I have added two additional variables p,q to uniquely identify the states so that I have the following Kripke structure:

vars a,b,d,p,q;
init 1;
labels 
    0:b,d;   1:a;   2:b,d,p; 
    3:b,d,q; 4:a,q; 5:b,d,p,q;
transitions 
    1->0; 1->2; 1->3; 2->2; 3->4; 4->2; 4->3; 4->5; 

which looks as follows:

Using our model checker, it computed the universal predecessors of s3,s4, i.e.

    [](!a&b&d&!p&q | a&!b&!d&!p&q)
as follows:
 〖!a & b & d & !p & q〗 = {s3}
 〖a & !b & !d & !p & q〗 = {s4}
 〖!a & b & d & !p & q | a & !b & !d & !p & q〗 = {s3;s4}
 〖[] (!a & b & d & !p & q | a & !b & !d & !p & q)〗 = {s0;s3;s5}

Hence, pre∀({s3,s4}) = {s0,s3,s5}. 

The universal successors of {s3,s4} are computed as follows:

  〖!a & b & d & !p & q〗 = {s3}
  〖a & !b & !d & !p & q〗 = {s4}
  〖!a & b & d & !p & q | a & !b & !d & !p & q〗 = {s3;s4}
  〖[:] (!a & b & d & !p & q | a & !b & !d & !p & q)〗 = {s1;s4;s5}

Hence, suc∀({s3,s4}) = {s1,s4,s5}.

Without the dashed transition, I also computed pre∀({s3,s4}) = {s0,s3,s5} and suc∀({s3,s4}) = {s1,s4,s5}.

by (139k points)
edited by
Thank you. Therefore I assume the presentation to be wrong.

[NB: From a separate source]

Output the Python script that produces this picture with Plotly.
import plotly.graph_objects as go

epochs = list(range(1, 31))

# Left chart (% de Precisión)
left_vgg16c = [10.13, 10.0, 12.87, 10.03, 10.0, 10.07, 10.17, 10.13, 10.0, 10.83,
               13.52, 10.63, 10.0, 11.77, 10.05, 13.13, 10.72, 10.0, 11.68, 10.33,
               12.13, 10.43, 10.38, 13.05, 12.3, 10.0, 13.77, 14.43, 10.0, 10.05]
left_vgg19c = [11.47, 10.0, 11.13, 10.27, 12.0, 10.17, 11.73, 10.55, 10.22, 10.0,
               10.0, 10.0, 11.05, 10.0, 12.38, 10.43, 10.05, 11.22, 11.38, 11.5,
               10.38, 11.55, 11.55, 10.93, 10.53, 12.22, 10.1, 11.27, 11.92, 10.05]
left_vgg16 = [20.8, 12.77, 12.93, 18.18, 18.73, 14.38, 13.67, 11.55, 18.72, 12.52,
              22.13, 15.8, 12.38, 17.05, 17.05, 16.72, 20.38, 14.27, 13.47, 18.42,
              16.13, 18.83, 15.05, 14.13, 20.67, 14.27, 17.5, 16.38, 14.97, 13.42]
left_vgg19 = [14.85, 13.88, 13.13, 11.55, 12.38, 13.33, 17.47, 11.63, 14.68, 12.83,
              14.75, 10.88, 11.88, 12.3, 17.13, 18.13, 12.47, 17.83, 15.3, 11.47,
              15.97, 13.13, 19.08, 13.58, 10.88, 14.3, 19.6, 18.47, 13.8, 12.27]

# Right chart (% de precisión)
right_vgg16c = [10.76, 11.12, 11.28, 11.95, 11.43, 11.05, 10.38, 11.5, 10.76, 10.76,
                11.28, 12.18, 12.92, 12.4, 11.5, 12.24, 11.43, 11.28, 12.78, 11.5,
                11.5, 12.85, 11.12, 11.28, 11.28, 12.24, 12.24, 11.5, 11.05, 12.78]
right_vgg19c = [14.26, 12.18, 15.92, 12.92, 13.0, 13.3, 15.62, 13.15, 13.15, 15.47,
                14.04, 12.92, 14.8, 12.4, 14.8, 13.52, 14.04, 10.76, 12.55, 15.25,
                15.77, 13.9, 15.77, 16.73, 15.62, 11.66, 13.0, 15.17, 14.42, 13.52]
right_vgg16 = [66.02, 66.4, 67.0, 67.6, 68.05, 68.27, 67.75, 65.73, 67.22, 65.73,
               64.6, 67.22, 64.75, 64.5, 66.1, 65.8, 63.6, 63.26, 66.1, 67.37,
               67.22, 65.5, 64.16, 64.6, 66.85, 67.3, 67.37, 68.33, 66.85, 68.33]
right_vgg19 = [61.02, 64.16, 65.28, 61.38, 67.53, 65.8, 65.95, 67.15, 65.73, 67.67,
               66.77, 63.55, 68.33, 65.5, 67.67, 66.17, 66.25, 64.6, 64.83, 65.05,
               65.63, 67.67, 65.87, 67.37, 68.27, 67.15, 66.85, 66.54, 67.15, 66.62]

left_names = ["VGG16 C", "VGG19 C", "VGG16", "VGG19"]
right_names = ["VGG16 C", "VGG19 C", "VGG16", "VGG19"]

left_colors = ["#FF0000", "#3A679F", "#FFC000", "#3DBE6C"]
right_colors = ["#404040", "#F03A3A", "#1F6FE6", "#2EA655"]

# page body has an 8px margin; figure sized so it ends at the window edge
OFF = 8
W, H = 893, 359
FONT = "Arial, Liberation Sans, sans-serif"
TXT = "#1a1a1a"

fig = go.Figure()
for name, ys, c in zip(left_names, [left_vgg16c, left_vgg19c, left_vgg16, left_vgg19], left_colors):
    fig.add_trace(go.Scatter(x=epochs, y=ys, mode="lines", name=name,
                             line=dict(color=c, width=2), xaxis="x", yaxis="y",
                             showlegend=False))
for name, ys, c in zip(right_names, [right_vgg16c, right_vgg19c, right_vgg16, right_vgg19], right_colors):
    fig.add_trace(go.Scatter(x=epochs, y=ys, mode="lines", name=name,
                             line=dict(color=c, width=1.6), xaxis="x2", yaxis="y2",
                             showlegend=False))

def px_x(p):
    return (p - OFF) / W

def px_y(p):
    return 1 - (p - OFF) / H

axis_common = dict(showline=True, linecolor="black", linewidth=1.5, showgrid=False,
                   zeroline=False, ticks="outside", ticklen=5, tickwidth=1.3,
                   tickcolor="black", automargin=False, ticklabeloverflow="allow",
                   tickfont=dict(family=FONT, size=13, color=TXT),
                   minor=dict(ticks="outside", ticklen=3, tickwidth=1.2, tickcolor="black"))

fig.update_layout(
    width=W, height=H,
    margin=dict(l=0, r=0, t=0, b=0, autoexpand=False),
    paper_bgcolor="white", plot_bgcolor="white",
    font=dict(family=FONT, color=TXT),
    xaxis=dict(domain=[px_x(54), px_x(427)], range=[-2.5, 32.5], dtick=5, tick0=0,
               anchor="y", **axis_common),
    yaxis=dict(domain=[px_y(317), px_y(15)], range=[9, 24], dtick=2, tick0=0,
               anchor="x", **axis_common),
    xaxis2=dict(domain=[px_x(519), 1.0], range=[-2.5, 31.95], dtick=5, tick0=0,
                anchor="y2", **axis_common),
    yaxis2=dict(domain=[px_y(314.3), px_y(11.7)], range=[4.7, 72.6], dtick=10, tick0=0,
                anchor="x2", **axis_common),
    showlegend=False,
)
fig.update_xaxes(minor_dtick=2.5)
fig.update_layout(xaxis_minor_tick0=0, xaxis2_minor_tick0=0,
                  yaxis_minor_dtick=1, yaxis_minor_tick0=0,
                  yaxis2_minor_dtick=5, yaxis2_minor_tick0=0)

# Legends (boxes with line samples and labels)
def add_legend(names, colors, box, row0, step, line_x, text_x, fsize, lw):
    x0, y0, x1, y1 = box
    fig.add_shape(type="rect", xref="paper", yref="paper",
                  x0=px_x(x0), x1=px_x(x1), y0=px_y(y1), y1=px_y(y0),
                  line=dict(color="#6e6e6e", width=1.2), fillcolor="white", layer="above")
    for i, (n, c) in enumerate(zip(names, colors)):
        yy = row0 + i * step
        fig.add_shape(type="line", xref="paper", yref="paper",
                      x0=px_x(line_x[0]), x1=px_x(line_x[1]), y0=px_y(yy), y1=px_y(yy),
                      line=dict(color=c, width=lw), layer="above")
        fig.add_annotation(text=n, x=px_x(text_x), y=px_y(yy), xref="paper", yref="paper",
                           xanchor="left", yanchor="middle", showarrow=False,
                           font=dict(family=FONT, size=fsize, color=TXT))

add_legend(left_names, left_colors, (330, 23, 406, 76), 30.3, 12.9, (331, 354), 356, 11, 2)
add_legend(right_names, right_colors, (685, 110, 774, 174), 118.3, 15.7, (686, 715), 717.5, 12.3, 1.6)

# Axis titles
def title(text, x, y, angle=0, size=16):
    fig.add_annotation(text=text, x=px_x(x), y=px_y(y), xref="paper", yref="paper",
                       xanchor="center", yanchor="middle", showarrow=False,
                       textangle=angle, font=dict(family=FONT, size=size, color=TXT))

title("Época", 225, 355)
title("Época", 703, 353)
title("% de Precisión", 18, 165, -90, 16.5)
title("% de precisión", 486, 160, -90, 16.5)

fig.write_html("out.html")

I think you only made one typo, namely "Hence, pre∀({s3,s4}) = {s0,s3,s4}."
However, you computed [] (!a & b & d & !p & q | a & !b & !d & !p & q)〗 = {s0;s3;s5}
Yes, you are right! I have fixed it now.
+1 vote

According to my notes from the Exercise session the universal predecessors are {s0,s3,s5}.

 

This should be a mistake in the Exercise slides.

Greetings

Mario

by (230 points)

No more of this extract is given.